1Lock et al (2013), Ann Appl Stat 7:523-542. 

Dr. Cynthia Yoon
T32 Postdoctoral Fellow
University Of Minnesota

A Single Summative Global Score of Disordered Eating Attitudes and Behaviors: findings from Project EAT

Abstract

Purpose: Interrelated disordered eating attitudes and behaviors may exist on a single dimension. In this study, we examine the appropriateness of creating a global score from five disordered eating attitudes and behaviors, examine the track the fit over time, and examine its convergent validity.

Methods: Five disordered eating attitudes and behaviors were assessed among 1492 participants in a longitudinal cohort (Project EAT, age 11 to 18 at 1998-1999). The appropriateness of creating a global score was examined by confirmatory factor analysis. To examine whether the individual variables functioned differently in relation to the overall latent construct across time, two models were compared: one requiring indicator-level factor loadings to remain equivalent across three-time points (baseline [EAT-I], five-year follow-up [EAT-II], and 15-year follow-up [EAT-IV]), and the second allowing the factor loadings to vary over time.  Convergent validity of the global score was examined by Pearson correlation with body satisfaction, self-esteem, depressive symptoms, and BMI. The correlation was compared across three time-points (EAT-I, II, and IV). 

Results: The use of five disordered eating attitudes and behaviors in creating a global score was supported by the goodness of fit indices for a single factor structure (standardized loadings: 0.60-0.87, 0.67-0.89, 0.59-0.77 at EAT-I, II, and IV respectively), which were consistent over time. As expected, the global score negatively correlated with body satisfaction, self-esteem, and positively correlated with depressive symptoms and BMI over time (all p < 0.01).
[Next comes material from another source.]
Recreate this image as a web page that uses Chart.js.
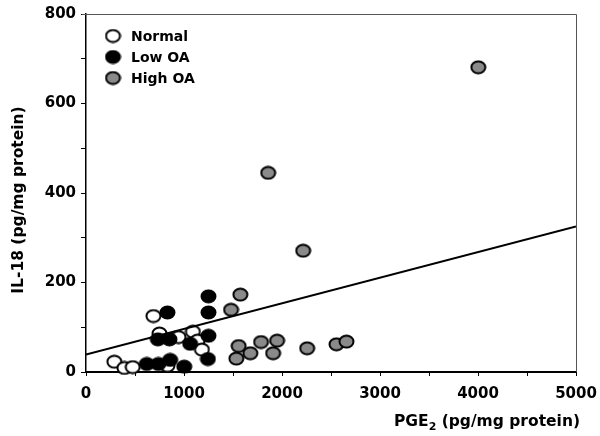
<!DOCTYPE html>
<html>
<head>
<meta charset="utf-8">
<script src="https://cdn.jsdelivr.net/npm/chart.js@4"></script>
<style>
  html, body { margin: 0; padding: 0; background: #fff; }
</style>
</head>
<body>
<canvas id="scatterChart" width="600" height="436"></canvas>
<script>
// values: [PGE2, IL-18]
const normalPts = [[289, 23], [392, 9], [477, 11], [688, 125], [750, 86], [944, 78], [1091, 90], [1138, 70], [1183, 50], [831, 14]];
const lowPts = [[831, 133], [1250, 169], [1250, 133], [1250, 81], [1244, 29], [1063, 63], [733, 73], [852, 73], [620, 18], [739, 18], [859, 27], [1002, 12]];
const highPts = [[1575, 173], [1480, 139], [1558, 58], [1677, 42], [1534, 30], [1786, 67], [1950, 70], [1909, 42], [2257, 53], [2556, 62], [2658, 68], [1859, 445], [2216, 271], [4003, 681]];
const fitX = [0, 5000];
const fitY = [39, 325];

const seriesNames = ['Normal', 'Low OA', 'High OA'];
const seriesFill = ['#ffffff', '#000000', '#8a8a8a'];

const FONT = 'DejaVu Sans';

function dot(fill) {
  const c = document.createElement('canvas');
  c.width = 17; c.height = 15;
  const g = c.getContext('2d');
  g.beginPath();
  g.ellipse(8.5, 7.5, 7, 6, 0, 0, Math.PI * 2);
  g.fillStyle = fill;
  g.fill();
  g.lineWidth = 2;
  g.strokeStyle = '#000';
  g.stroke();
  return c;
}
const dots = seriesFill.map(dot);

const toXY = arr => arr.map(p => ({ x: p[0], y: p[1] }));

const extras = {
  id: 'extras',
  afterDraw(chart) {
    const { ctx, chartArea: a } = chart;
    ctx.save();
    // thin frame top/right
    ctx.strokeStyle = '#555';
    ctx.lineWidth = 1;
    ctx.beginPath();
    ctx.moveTo(a.left - 4, a.top + 0.5);
    ctx.lineTo(a.right + 0.5, a.top + 0.5);
    ctx.lineTo(a.right + 0.5, a.bottom);
    ctx.stroke();

    ctx.fillStyle = '#000';
    // y title
    ctx.save();
    ctx.translate(19, 200);
    ctx.rotate(-Math.PI / 2);
    ctx.font = 'bold 15.5px ' + FONT;
    ctx.textAlign = 'center';
    ctx.textBaseline = 'middle';
    ctx.fillText('IL-18 (pg/mg protein)', 0, 0);
    ctx.restore();

    // x title with subscript
    const main = 'bold 15.5px ' + FONT, sub = 'bold 11px ' + FONT;
    ctx.textBaseline = 'alphabetic';
    ctx.textAlign = 'left';
    ctx.font = main;
    const w1 = ctx.measureText('PGE').width;
    const w3 = ctx.measureText(' (pg/mg protein)').width;
    ctx.font = sub;
    const w2 = ctx.measureText('2').width;
    let x = 580 - (w1 + w2 + w3);
    const base = 426;
    ctx.font = main;
    ctx.fillText('PGE', x, base);
    ctx.font = sub;
    ctx.fillText('2', x + w1, base + 4);
    ctx.font = main;
    ctx.fillText(' (pg/mg protein)', x + w1 + w2, base);

    // legend
    ctx.font = 'bold 14px ' + FONT;
    ctx.textBaseline = 'middle';
    seriesNames.forEach((name, i) => {
      const cy = 36 + i * 21;
      ctx.drawImage(dots[i], 113 - 8.5, cy - 7.5);
      ctx.fillText(name, 131, cy + 1);
    });
    ctx.restore();
  }
};

new Chart(document.getElementById('scatterChart'), {
  type: 'scatter',
  data: {
    datasets: [
      {
        type: 'line',
        data: fitX.map((v, i) => ({ x: v, y: fitY[i] })),
        borderColor: '#000',
        borderWidth: 2,
        pointRadius: 0,
        fill: false
      },
      { label: seriesNames[2], data: toXY(highPts), pointStyle: dots[2], clip: false },
      { label: seriesNames[1], data: toXY(lowPts), pointStyle: dots[1], clip: false },
      { label: seriesNames[0], data: toXY(normalPts), pointStyle: dots[0], clip: false }
    ]
  },
  options: {
    responsive: false,
    animation: false,
    layout: { padding: { top: 14, right: 24, left: 0, bottom: 0 } },
    plugins: { legend: { display: false }, tooltip: { enabled: false } },
    scales: {
      x: {
        type: 'linear',
        min: 0,
        max: 5000,
        afterFit: s => { s.height = 64; s.paddingRight = 0; s.paddingLeft = 0; },
        ticks: {
          stepSize: 500,
          autoSkip: false,
          maxRotation: 0,
          padding: 9,
          color: '#000',
          font: { family: FONT, size: 15, weight: 'bold' },
          callback: v => (v % 1000 === 0 ? v : '')
        },
        grid: { drawOnChartArea: false, tickLength: 4, color: '#000' },
        border: { color: '#000', width: 2 }
      },
      y: {
        min: 0,
        max: 800,
        afterFit: s => { s.width = 86; },
        ticks: {
          stepSize: 100,
          autoSkip: false,
          padding: 5,
          color: '#000',
          font: { family: FONT, size: 15, weight: 'bold' },
          callback: v => (v % 200 === 0 ? v : '')
        },
        grid: { drawOnChartArea: false, tickLength: 5, color: '#000' },
        border: { color: '#000', width: 1.5 }
      }
    }
  },
  plugins: [extras]
});
</script>
</body>
</html>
Conclusions: The five disordered eating attitudes and behaviors can be viewed on a single dimension.  The five-point global score of disordered eating attitudes and behaviors is a stable analysis tool to measure the severity of disordered eating attitudes and behaviors in population-based studies.

Dr Vanessa Shrewsbury
Postdoctoral Researcher
The University Of Newcastle

Development of a gold standard tool for measuring household cooking environments

Abstract

PURPOSE: To develop the first gold standard tool to measure household cooking environments.
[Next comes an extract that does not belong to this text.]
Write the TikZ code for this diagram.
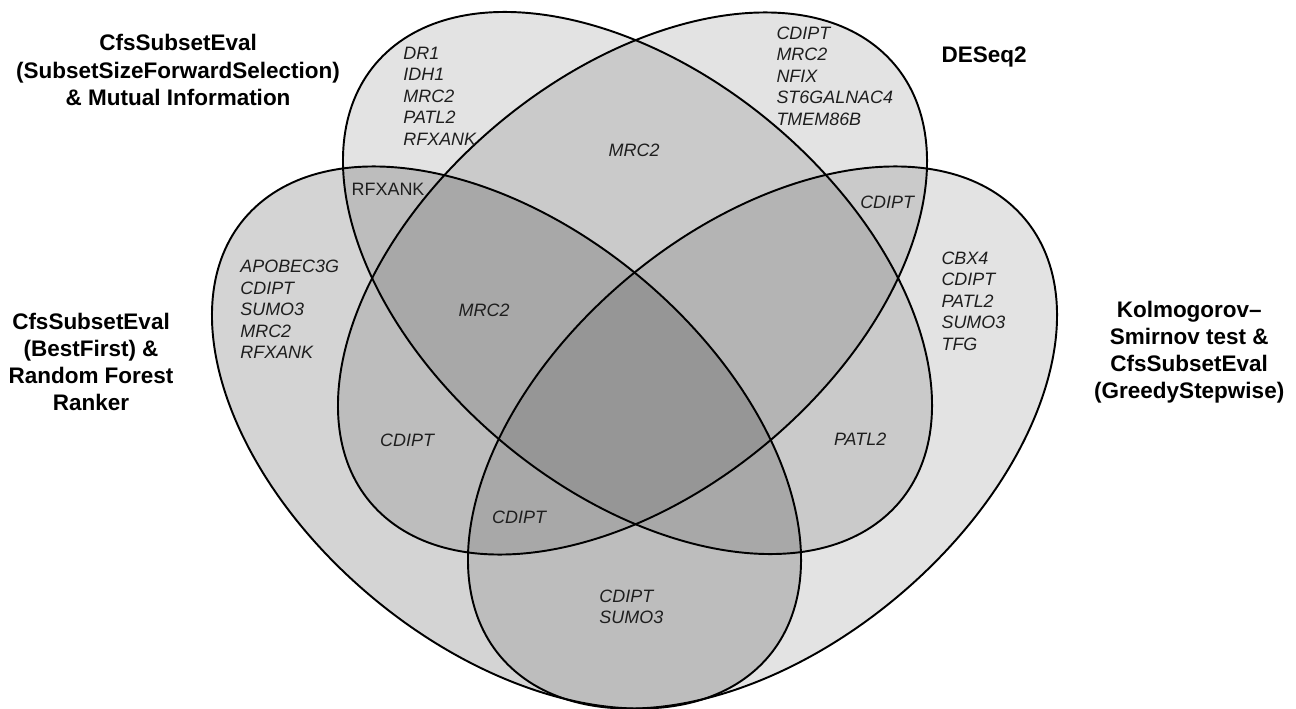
\documentclass[tikz,border=0pt]{standalone}
\usepackage{fontspec}
\setmainfont{Liberation Sans}
\definecolor{genetext}{HTML}{1E1E1E}
\begin{document}
\begin{tikzpicture}
\useasboundingbox (0,0) rectangle (25.92,-14.18);
\tikzset{
  vset/.style={line width=1.1pt, draw=black},
  vfill/.style={fill=black, fill opacity=#1},
  shapeOL/.style={shift={(10.13,-8.75)}, xscale=5.89, yscale=5.42, rotate=-45},
  shapeSS/.style={shift={(12.75,-5.66)}, xscale=5.89, yscale=5.42, rotate=-45},
  shapeDE/.style={shift={(12.65,-5.67)}, xscale=5.89, yscale=5.42, rotate=45},
  shapeOR/.style={shift={(15.25,-8.75)}, xscale=5.89, yscale=5.42, rotate=45},
  genes/.style={font=\fontsize{10.2}{12.2}\selectfont\itshape, text=genetext, align=left, inner sep=0pt, anchor=west},
  gene/.style={font=\fontsize{10.2}{12.2}\selectfont\itshape, text=genetext, inner sep=0pt},
  geneup/.style={font=\fontsize{10.2}{12.2}\selectfont, text=genetext, inner sep=0pt},
  settitle/.style={font=\fontsize{12.8}{15.4}\selectfont\bfseries, align=center, inner sep=0pt, text=black}
}
% fills
\path[shapeOL, vfill=0.17] (0,0) ellipse [x radius=1.2042, y radius=0.7416];
\path[shapeSS, vfill=0.11] (0,0) ellipse [x radius=1.2042, y radius=0.7416];
\path[shapeDE, vfill=0.11] (0,0) ellipse [x radius=1.2042, y radius=0.7416];
\path[shapeOR, vfill=0.11] (0,0) ellipse [x radius=1.2042, y radius=0.7416];
% outlines
\draw[shapeOL, vset] (0,0) ellipse [x radius=1.2042, y radius=0.7416];
\draw[shapeSS, vset] (0,0) ellipse [x radius=1.2042, y radius=0.7416];
\draw[shapeDE, vset] (0,0) ellipse [x radius=1.2042, y radius=0.7416];
\draw[shapeOR, vset] (0,0) ellipse [x radius=1.2042, y radius=0.7416];

\begin{scope}[x=0.02cm, y=-0.02cm]
% set titles
\node[settitle] (tSS) at (178,70) {CfsSubsetEval\\(SubsetSizeForwardSelection)\\\& Mutual Information};
\node[settitle] (tDE) at (984,57) {DESeq2};
\node[settitle] (tOL) at (91,362) {CfsSubsetEval\\(BestFirst) \&\\Random Forest\\Ranker};
\node[settitle] (tOR) at (1189,352) {Kolmogorov–\\Smirnov test \&\\CfsSubsetEval\\(GreedyStepwise)};
% region labels
\node[genes] (gSS) at (403,96) {DR1\\IDH1\\MRC2\\PATL2\\RFXANK};
\node[genes] (gDE) at (776,76) {CDIPT\\MRC2\\NFIX\\ST6GALNAC4\\TMEM86B};
\node[genes] (gOL) at (240,309.5) {APOBEC3G\\CDIPT\\SUMO3\\MRC2\\RFXANK};
\node[genes] (gOR) at (941,301) {CBX4\\CDIPT\\PATL2\\SUMO3\\TFG};
\node[genes] (gOLOR) at (599,606.5) {CDIPT\\SUMO3};
\node[gene] (gSSDE) at (634,150) {MRC2};
\node[geneup] (gOLSS) at (388,189) {RFXANK};
\node[gene] (gDEOR) at (887,202) {CDIPT};
\node[gene] (gOLSSDE) at (484,310) {MRC2};
\node[gene] (gOLDE) at (407,440) {CDIPT};
\node[gene] (gOLDEOR) at (519,517) {CDIPT};
\node[gene] (gSSOR) at (860,439) {PATL2};
\end{scope}
\end{tikzpicture}
\end{document}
METHODS: The Home-Cooking Environment and Resource Inventory Observation Form (Home-CookERI™ OF) was developed in Australia in 2019 as an 80-item online Qualtrics™ survey. Items included domestic spaces/resources for the storage, disposal, preparation and cooking of food or non-alcoholic beverages. Home-CookERI™ OF was assessed for face and content validity by 13 experts (i.e. dietitians, nutrition researchers, qualified chefs, a food technology teacher and kitchen designer) and 14 lay people. They considered 95% of items to be clear and 99% to be relevant. In 33 different homes, a pair of research dietitians (i.e. rater 1, rater 2) completed Home-CookERI™ OF. Raters searched for each item before recording in Home-CookERI™ OF the presence/absence of each item. To prevent data contamination, home occupants were instructed to only assist with locating non-visible items when asked. Furthermore, the second rater could not see or hear the first rater complete Home-CookERI™ OF. Inter-rater agreement (IRA) was determined using percent agreement [%] and Cohen’s Kappa [κ].
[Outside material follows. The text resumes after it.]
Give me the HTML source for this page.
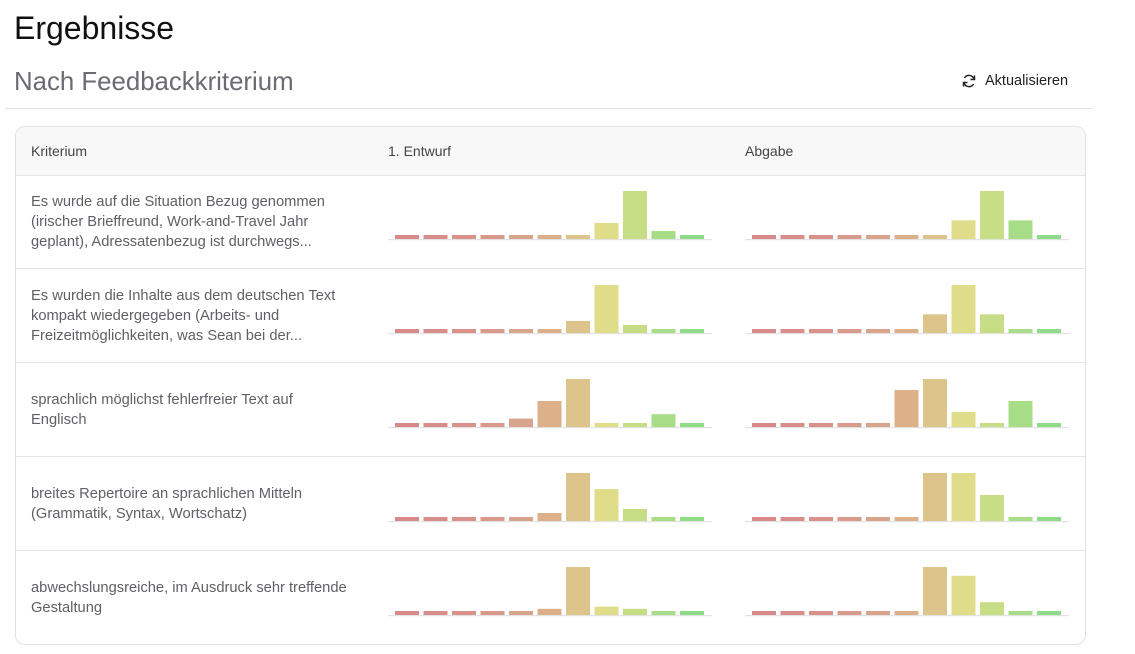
<!DOCTYPE html>
<html><head><meta charset="utf-8">
<style>
body{margin:0;width:1135px;height:654px;background:#fff;font-family:"Liberation Sans",sans-serif;position:relative;overflow:hidden}
.abs{position:absolute}
h1{position:absolute;left:14px;top:10px;margin:0;font-size:32px;font-weight:normal;color:#111}
h2{position:absolute;left:14px;top:68px;margin:0;font-size:25.8px;font-weight:normal;color:#6b6b72}
.card{position:absolute;left:15px;top:126px;width:1069px;height:517px;border:1px solid #e2e2e2;border-radius:10px;overflow:hidden}
.hdr{position:absolute;left:0;top:0;width:100%;height:48px;background:#f8f8f8;border-bottom:1px solid #e4e4e4}
.hc{position:absolute;top:16px;font-size:14px;color:#444}
.row{position:absolute;left:0;width:100%;height:93px;border-bottom:1px solid #e6e6e6}
.txt{position:absolute;left:15px;width:318px;font-size:14.7px;line-height:20px;color:#5f5f66}
</style></head><body>
<h1>Ergebnisse</h1>
<h2>Nach Feedbackkriterium</h2>
<div class="abs" style="left:961px;top:73px;font-size:14.5px;color:#222;display:flex;align-items:center;gap:8px">
<svg width="16" height="16" viewBox="0 0 16 16"><path d="M13 6.5A5.2 5.2 0 0 0 3.4 5M3 9.5A5.2 5.2 0 0 0 12.6 11" fill="none" stroke="#222" stroke-width="1.5"/><path d="M13.5 2.5v4h-4M2.5 13.5v-4h4" fill="none" stroke="#222" stroke-width="1.5"/></svg>Aktualisieren</div>
<div class="abs" style="left:5px;top:108px;width:1088px;height:1px;background:#e2e2e2"></div>
<div class="card">
<div class="hdr">
<div class="hc" style="left:15px">Kriterium</div>
<div class="hc" style="left:372px">1. Entwurf</div>
<div class="hc" style="left:729px">Abgabe</div>
</div>
<div class="row" style="top:48px"><div class="txt" style="top:17px">Es wurde auf die Situation Bezug genommen (irischer Brieffreund, Work-and-Travel Jahr geplant), Adressatenbezug ist durchwegs...</div></div>
<div class="row" style="top:142px"><div class="txt" style="top:17px">Es wurden die Inhalte aus dem deutschen Text kompakt wiedergegeben (Arbeits- und Freizeitmöglichkeiten, was Sean bei der...</div></div>
<div class="row" style="top:236px"><div class="txt" style="top:27px">sprachlich möglichst fehlerfreier Text auf Englisch</div></div>
<div class="row" style="top:330px"><div class="txt" style="top:27px">breites Repertoire an sprachlichen Mitteln (Grammatik, Syntax, Wortschatz)</div></div>
<div class="row" style="top:424px;border-bottom:none"><div class="txt" style="top:27px">abwechslungsreiche, im Ausdruck sehr treffende Gestaltung</div></div>
</div>
<svg id="charts" class="abs" style="left:0;top:0" width="1135" height="654"></svg>
<script>
const entwurf = [
 [0,0,0,0,0,0,0,3,11,1,0],
 [0,0,0,0,0,0,2,11,1,0,0],
 [0,0,0,0,1,5,10,0,0,2,0],
 [0,0,0,0,0,1,11,7,2,0,0],
 [0,0,0,0,0,1,20,2,1,0,0]
];
const abgabe = [
 [0,0,0,0,0,0,0,3,9,3,0],
 [0,0,0,0,0,0,3,9,3,0,0],
 [0,0,0,0,0,3,4,1,0,2,0],
 [0,0,0,0,0,0,4,4,2,0,0],
 [0,0,0,0,0,0,5,4,1,0,0]
];
const colors = ["#d88a8a","#d98d8a","#d9918b","#d99a8c","#d9a48c","#dcb088","#dcc48a","#dfdc8a","#c6dd86","#a8dd88","#8edc88"];
const svg = document.getElementById('charts');
const NS = 'http://www.w3.org/2000/svg';
const rowBase = r => 239 + r*94;
const xPos = (x0,i) => x0 + 7 + i*28.5;
const yH = (v,max) => 4 + (max>0 ? v/max*44 : 0);
function draw(data, x0, r){
  const max = Math.max(...data);
  const base = rowBase(r);
  const ax = document.createElementNS(NS,'rect');
  ax.setAttribute('x',x0); ax.setAttribute('y',base); ax.setAttribute('width',324); ax.setAttribute('height',1.2); ax.setAttribute('fill','#e2e2e2');
  
  
  svg.appendChild(ax);
  data.forEach((v,i)=>{
    const h = yH(v,max);
    const b = document.createElementNS(NS,'rect');
    b.setAttribute('x',xPos(x0,i)); b.setAttribute('y',base-h); b.setAttribute('width',24); b.setAttribute('height',h); b.setAttribute('fill',colors[i]);
    
    
    svg.appendChild(b);
  });
}
entwurf.forEach((d,r)=>draw(d,388,r));
abgabe.forEach((d,r)=>draw(d,745,r));
</script>
</body></html>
RESULTS: IRA was ≥80% for 74/80 items (93%) and ≥69% for all items. κ was: perfect [κ=1.0] for 23 items (28.75%), near perfect [κ=0.81-0.99] for 14 items (17.5%), substantial [κ =0.61-0.8] for 18 items (22.5%), moderate [κ=0.41-0.6] for 8 items (10%), fair [κ=0.21-0.4] for 6 items (7.5%), slight [κ=0.1-0.2] for 3 items (3.75%), and chance or worse [κ≤ 0] for 8 items (10%). Items with κ≤0.2 were either highly common or uncommon items. Hence, item disagreement in one or a few households substantially impacted κ.

CONCLUSION: Overall, Home-CookERI™ OF has established face/ content validity and is a reliable tool for researchers to measure Australian household cooking environments via direct observation. A self-completed Home-CookERI™ form for home occupants is being developed to have applications in nutrition epidemiology and nutrition interventions.